[Charts and diagrams as code]

>> Begin

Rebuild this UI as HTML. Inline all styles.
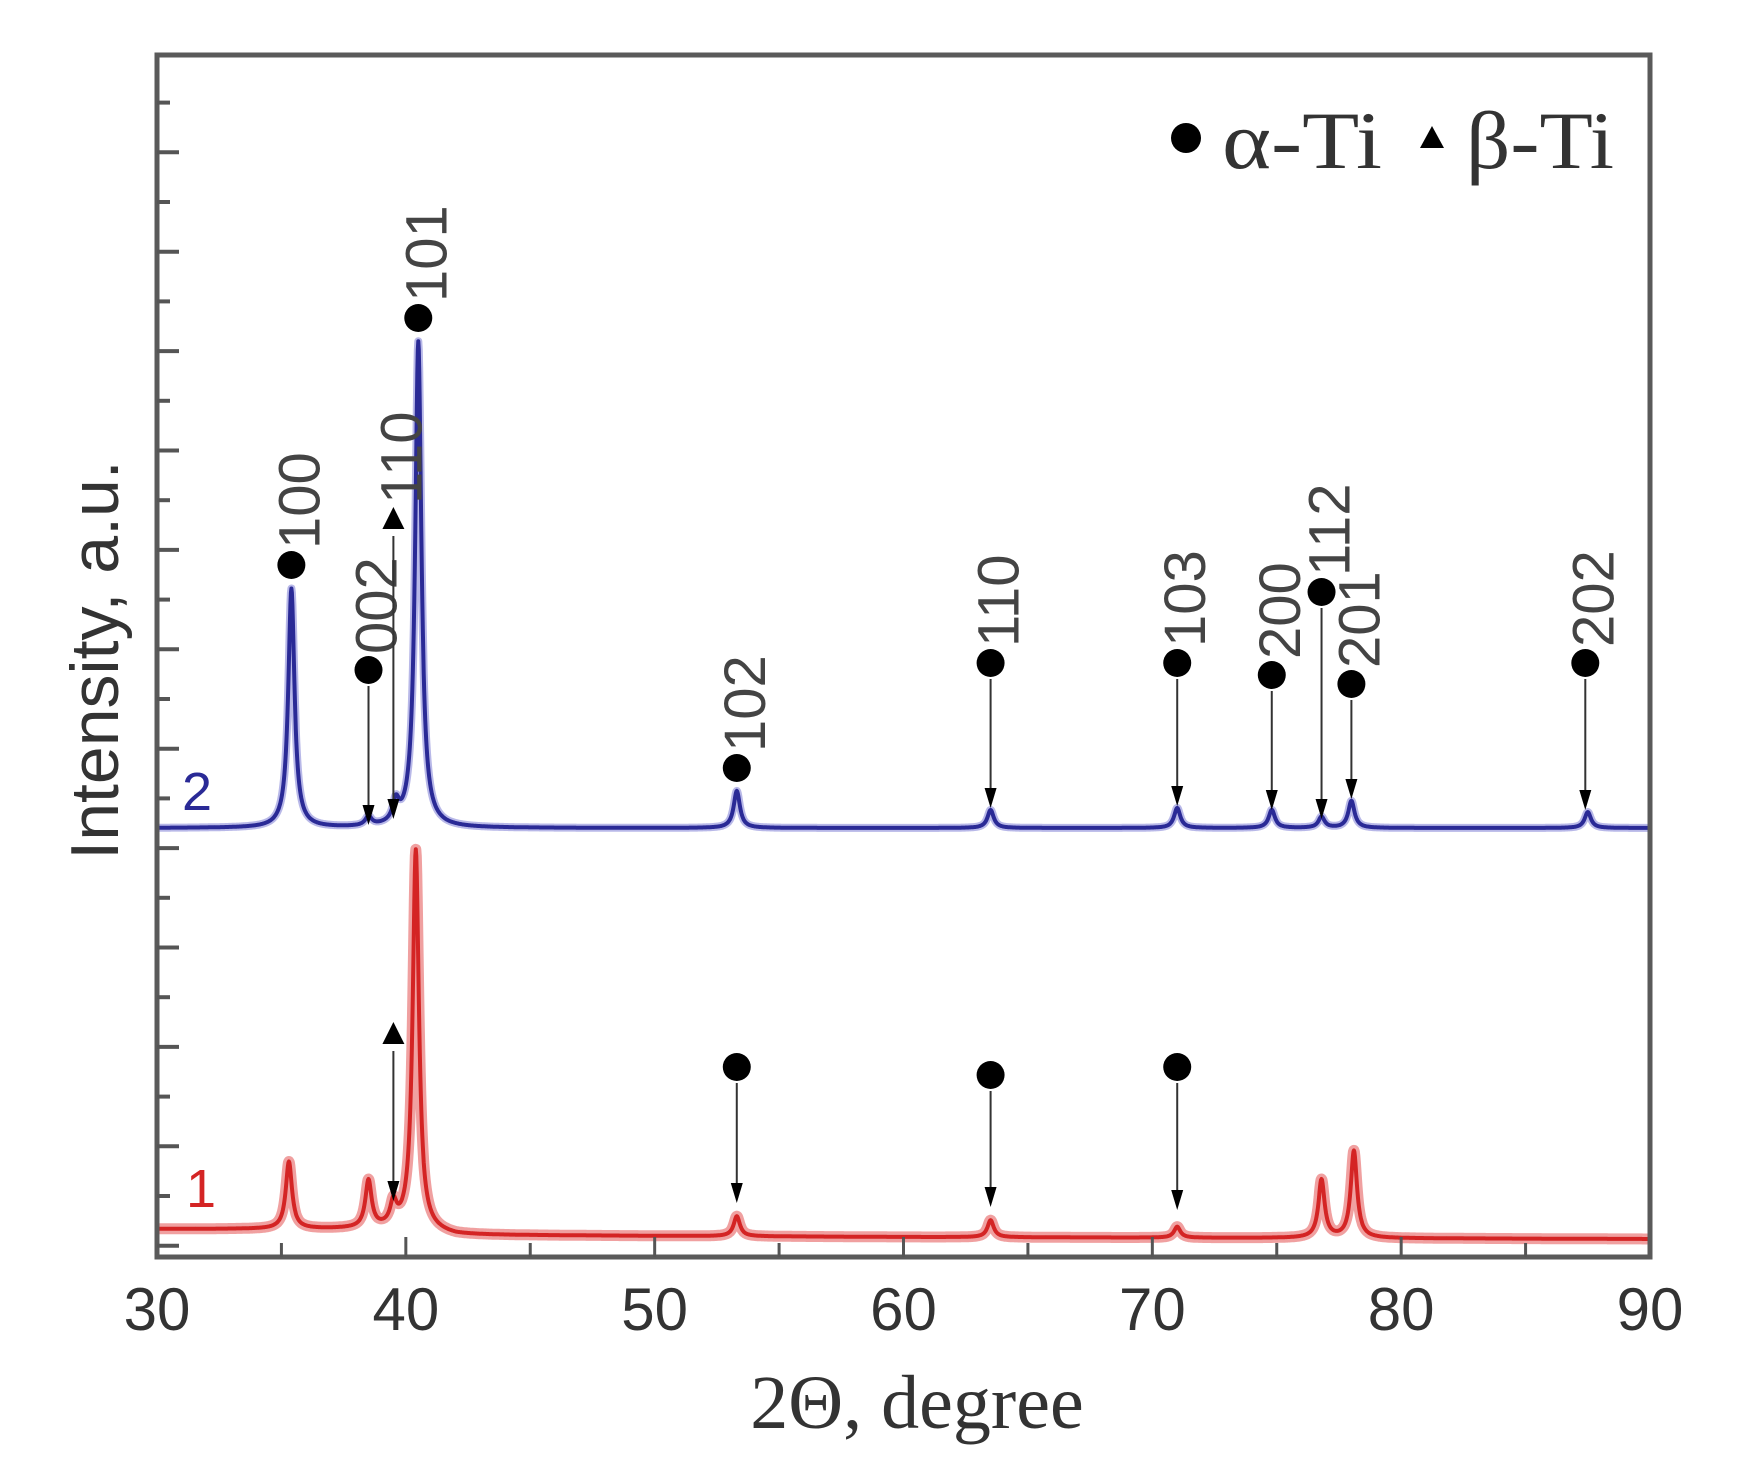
<!DOCTYPE html>
<html><head><meta charset="utf-8"><style>
html,body{margin:0;padding:0;background:#fff;}
svg{display:block;}
</style></head><body>
<svg id="chart" width="1751" height="1479" viewBox="0 0 1751 1479" xmlns="http://www.w3.org/2000/svg">
<rect width="1751" height="1479" fill="#fff"/>
<g id="plot"></g>
<text x="917" y="1428" text-anchor="middle" font-family="Liberation Serif, serif" font-size="76" fill="#333">2Θ, degree</text>
<text transform="translate(118,660) rotate(-90)" text-anchor="middle" font-family="Liberation Sans, sans-serif" font-size="68" fill="#333">Intensity, a.u.</text>
<g>
<circle cx="1186" cy="138" r="15" fill="#000"/>
<text x="1222" y="168" font-family="Liberation Serif, serif" font-size="82" fill="#333" textLength="160" lengthAdjust="spacingAndGlyphs">α-Ti</text>
<polygon points="1432,126 1444,148 1420,148" fill="#000"/>
<text x="1466" y="168" font-family="Liberation Serif, serif" font-size="82" fill="#333" textLength="148" lengthAdjust="spacingAndGlyphs">β-Ti</text>
</g>
</svg>
<script>
// ---- data ----
const xTicks = [30, 40, 50, 60, 70, 80, 90];
const blueOffset = 429;
const bluePeakPos = [35.4, 38.5, 39.6, 40.5, 53.3, 63.5, 71.0, 74.8, 76.8, 78.0, 87.5];
const bluePeakHeight = [239, 9, 20, 486, 37, 18, 20, 18, 11, 27, 16];
const redPeakPos = [35.3, 38.5, 39.5, 40.4, 53.3, 63.5, 71.0, 76.8, 78.1];
const redPeakHeight = [67, 47, 22, 380, 20, 17, 11, 58, 87];
const redBkgX = [30, 40, 42, 60, 90];
const redBkgY = [28, 28, 22, 20, 18];
const blueBkg = 0;
// annotations: position, marker height (a.u.), arrow end (a.u. or null), label, symbol
const blueAnnPos = [35.4, 38.5, 39.5, 40.5, 53.3, 63.5, 71.0, 74.8, 76.8, 78.0, 87.4];
const blueAnnMarker = [692, 587, 737, 939, 489, 594, 594, 582, 665, 573, 594];
const blueAnnArrow = [null, 432, 438, null, null, 449, 451, 447, 438, 458, 447];
const blueAnnLabel = ["100", "002", "110", "101", "102", "110", "103", "200", "112", "201", "202"];
const blueAnnSymbol = ["c", "c", "t", "c", "c", "c", "c", "c", "c", "c", "c"];
const redAnnPos = [39.5, 53.3, 63.5, 71.0];
const redAnnMarker = [222, 190, 182, 190];
const redAnnArrow = [56, 54, 50, 47];
const redAnnSymbol = ["t", "c", "c", "c"];

// ---- scales ----
const L = 157, R = 1650, T = 55, B = 1257;
const xScale = d => L + (d - 30) * (R - L) / 60;
const yScale = v => B - v;
const NS = 'http://www.w3.org/2000/svg';
const plot = document.getElementById('plot');
function mk(tag, attrs, parent) {
  const e = document.createElementNS(NS, tag);
  for (const k in attrs) e.setAttribute(k, attrs[k]);
  (parent || plot).appendChild(e);
  return e;
}
function interp(xs, ys, x) {
  if (x <= xs[0]) return ys[0];
  for (let i = 1; i < xs.length; i++) if (x <= xs[i]) {
    const t = (x - xs[i-1]) / (xs[i] - xs[i-1]); return ys[i-1] + t * (ys[i] - ys[i-1]);
  }
  return ys[ys.length - 1];
}
function profile(pos, h, x, g) {
  let s = 0;
  for (let i = 0; i < pos.length; i++) { const d = (x - pos[i]) / g; s += h[i] / (1 + d * d); }
  return s;
}
function pathFor(pos, h, bk, off, g) {
  let d = '';
  for (let x = 30; x <= 90.0001; x += 0.02) {
    const v = off + bk(x) + profile(pos, h, x, g);
    d += (d ? 'L' : 'M') + xScale(x).toFixed(1) + ',' + yScale(v).toFixed(1);
  }
  return d;
}

// series
const redD = pathFor(redPeakPos, redPeakHeight, x => interp(redBkgX, redBkgY, x), 0, 0.15);
let e = mk('path', {d: redD, fill: 'none', stroke: '#f0a0a0', 'stroke-width': 11, 'stroke-linejoin': 'round'});


e = mk('path', {d: redD, fill: 'none', stroke: '#d42424', 'stroke-width': 4, 'stroke-linejoin': 'round'});


const blueD = pathFor(bluePeakPos, bluePeakHeight, x => blueBkg, blueOffset, 0.15);
e = mk('path', {d: blueD, fill: 'none', stroke: '#b8b8e8', 'stroke-width': 8, 'stroke-linejoin': 'round'});


e = mk('path', {d: blueD, fill: 'none', stroke: '#2a2a96', 'stroke-width': 4, 'stroke-linejoin': 'round'});



// annotations
function symbol(sym, x, y, name) {
  let s;
  if (sym === 'c') s = mk('circle', {cx: x, cy: y, r: 14, fill: '#000'});
  else s = mk('polygon', {points: `${x},${y-13} ${x+11},${y+9} ${x-11},${y+9}`, fill: '#000'});
  
  
}
function arrow(x, y1, y2, name) {
  const g = mk('g', {});
  
  
  mk('line', {x1: x, y1: y1, x2: x, y2: y2 - 14, stroke: '#333', 'stroke-width': 2}, g);
  mk('polygon', {points: `${x-6},${y2-20} ${x+6},${y2-20} ${x},${y2}`, fill: '#000'}, g);
}
for (let i = 0; i < blueAnnPos.length; i++) {
  const x = xScale(blueAnnPos[i]), y = yScale(blueAnnMarker[i]);
  symbol(blueAnnSymbol[i], x, y, 'peak-marker-2-' + blueAnnLabel[i]);
  if (blueAnnArrow[i] !== null) arrow(x, y + 16, yScale(blueAnnArrow[i]), 'peak-arrow-2-' + blueAnnLabel[i]);
  const tx = x + 28, ty = y - 16;
  const t = mk('text', {transform: `translate(${tx},${ty}) rotate(-90)`, 'font-family': 'Liberation Sans, sans-serif', 'font-size': 58, fill: '#444'});
  t.textContent = blueAnnLabel[i];
  
  
}
for (let i = 0; i < redAnnPos.length; i++) {
  const x = xScale(redAnnPos[i]), y = yScale(redAnnMarker[i]);
  symbol(redAnnSymbol[i], x, y, 'peak-marker-1-' + i);
  arrow(x, y + 16, yScale(redAnnArrow[i]), 'peak-arrow-1-' + i);
}

// series labels
e = mk('text', {x: 182, y: 810, 'font-family': 'Liberation Sans, sans-serif', 'font-size': 54, fill: '#2a2a96'});
e.textContent = '2';


e = mk('text', {x: 186, y: 1207, 'font-family': 'Liberation Sans, sans-serif', 'font-size': 54, fill: '#d42424'});
e.textContent = '1';



// frame
e = mk('rect', {x: L, y: T, width: R - L, height: B - T, fill: 'none', stroke: '#5a5a5a', 'stroke-width': 5});



// y ticks
for (let i = 0; i < 24; i++) {
  const y = 102.6 + 49.7 * i;
  if (y > B - 4) break;
  const len = (i % 2 === 1) ? 22 : 13;
  const t = mk('line', {x1: L, y1: y, x2: L + len, y2: y, stroke: '#555', 'stroke-width': 4});
  
  
}
// x ticks
for (let d = 35; d < 90; d += 5) {
  const len = d % 10 === 0 ? 20 : 14;
  const t = mk('line', {x1: xScale(d), y1: B, x2: xScale(d), y2: B - len, stroke: '#555', 'stroke-width': 3});
  
  
}
for (const v of xTicks) {
  const t = mk('text', {x: xScale(v), y: 1330, 'text-anchor': 'middle', 'font-family': 'Liberation Sans, sans-serif', 'font-size': 60, fill: '#333'});
  t.textContent = v;
  
  
}
</script>
</body></html>
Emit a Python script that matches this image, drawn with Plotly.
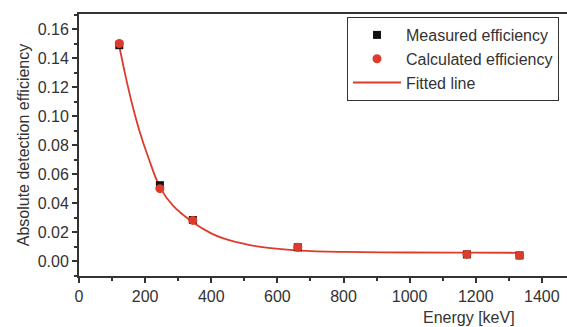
import plotly.graph_objects as go

# Gamma-ray energies of the calibration lines (keV)
energy = [121.8, 244.7, 344.3, 661.7, 1173.2, 1332.5]
# Absolute detection efficiency
measured_eff = [0.149, 0.0525, 0.0285, 0.0097, 0.0048, 0.0041]
calculated_eff = [0.1502, 0.0501, 0.0282, 0.0097, 0.0048, 0.0041]

# Exponential fit, sampled along the curve
fit_energy = [121, 140, 160, 182, 210, 245, 285, 341, 400, 437, 517, 573,
              669, 800, 1000, 1173, 1340]
fit_eff = [0.1495, 0.1285, 0.109, 0.0906, 0.0714, 0.051, 0.0382, 0.0275,
           0.0193, 0.0158, 0.0112, 0.0093, 0.0074, 0.0065, 0.0061, 0.0060,
           0.0059]

x_ticks = [0, 200, 400, 600, 800, 1000, 1200, 1400]
y_ticks = [0.00, 0.02, 0.04, 0.06, 0.08, 0.10, 0.12, 0.14, 0.16]

RED = "#dd3b2c"
AXIS = "#333333"
FONT = "Liberation Sans, Arial, sans-serif"
FS = 16

fig = go.Figure()
fig.add_trace(go.Scatter(
    x=fit_energy, y=fit_eff, mode="lines", name="Fitted line",
    line=dict(color=RED, width=1.8, shape="spline", smoothing=1.0),
    legendrank=3,
))
fig.add_trace(go.Scatter(
    x=energy, y=measured_eff, mode="markers", name="Measured efficiency",
    marker=dict(symbol="square", size=8, color="#111111"),
    legendrank=1,
))
fig.add_trace(go.Scatter(
    x=energy, y=calculated_eff, mode="markers", name="Calculated efficiency",
    marker=dict(symbol="circle", size=9, color=RED),
    legendrank=2,
))

fig.add_annotation(
    text="Energy [keV]", xref="paper", yref="paper",
    x=(517 - 79) / (567 - 79), y=-41 / 262, xanchor="right", yanchor="middle",
    showarrow=False, font=dict(size=FS, color=AXIS, family=FONT),
)

fig.update_layout(
    width=567, height=327,
    margin=dict(l=79, r=0, t=14, b=51),
    paper_bgcolor="white", plot_bgcolor="white",
    font=dict(family=FONT, size=FS, color=AXIS),
    showlegend=True,
    legend=dict(
        x=(347 - 79) / (567 - 79), y=1 - (17 - 14) / 262,
        xanchor="left", yanchor="top",
        bordercolor=AXIS, borderwidth=1, bgcolor="white",
        font=dict(size=FS, family=FONT, color=AXIS),
        itemwidth=48, tracegroupgap=0, entrywidth=200,
    ),
    xaxis=dict(
        range=[0, 1476], tickvals=x_ticks, ticks="outside", ticklen=5,
        tickwidth=1.5, tickcolor=AXIS, showline=True, linecolor=AXIS,
        linewidth=2, mirror=True, showgrid=False, zeroline=False,
        tickfont=dict(size=FS, family=FONT, color=AXIS),
        minor=dict(dtick=100, ticks="outside", ticklen=3, tickcolor=AXIS,
                   showgrid=False),
    ),
    yaxis=dict(
        range=[-0.0101, 0.1705], tickvals=y_ticks, tickformat=".2f",
        ticks="outside", ticklen=5, tickwidth=1.5, tickcolor=AXIS,
        showline=True, linecolor=AXIS, linewidth=2, showgrid=False,
        zeroline=False, tickfont=dict(size=FS, family=FONT, color=AXIS),
        title=dict(text="Absolute detection efficiency", standoff=4,
                   font=dict(size=FS, family=FONT, color=AXIS)),
        minor=dict(dtick=0.01, ticks="outside", ticklen=3, tickcolor=AXIS,
                   showgrid=False),
    ),
)

fig.write_html("out.html")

>> End

Look above and copy only the lines from the one holding "Emit a Python" to the one holding "import plotly.graph_objects as go", both included, exactly, minus the pictures.

Emit a Python script that matches this image, drawn with Plotly.
import plotly.graph_objects as go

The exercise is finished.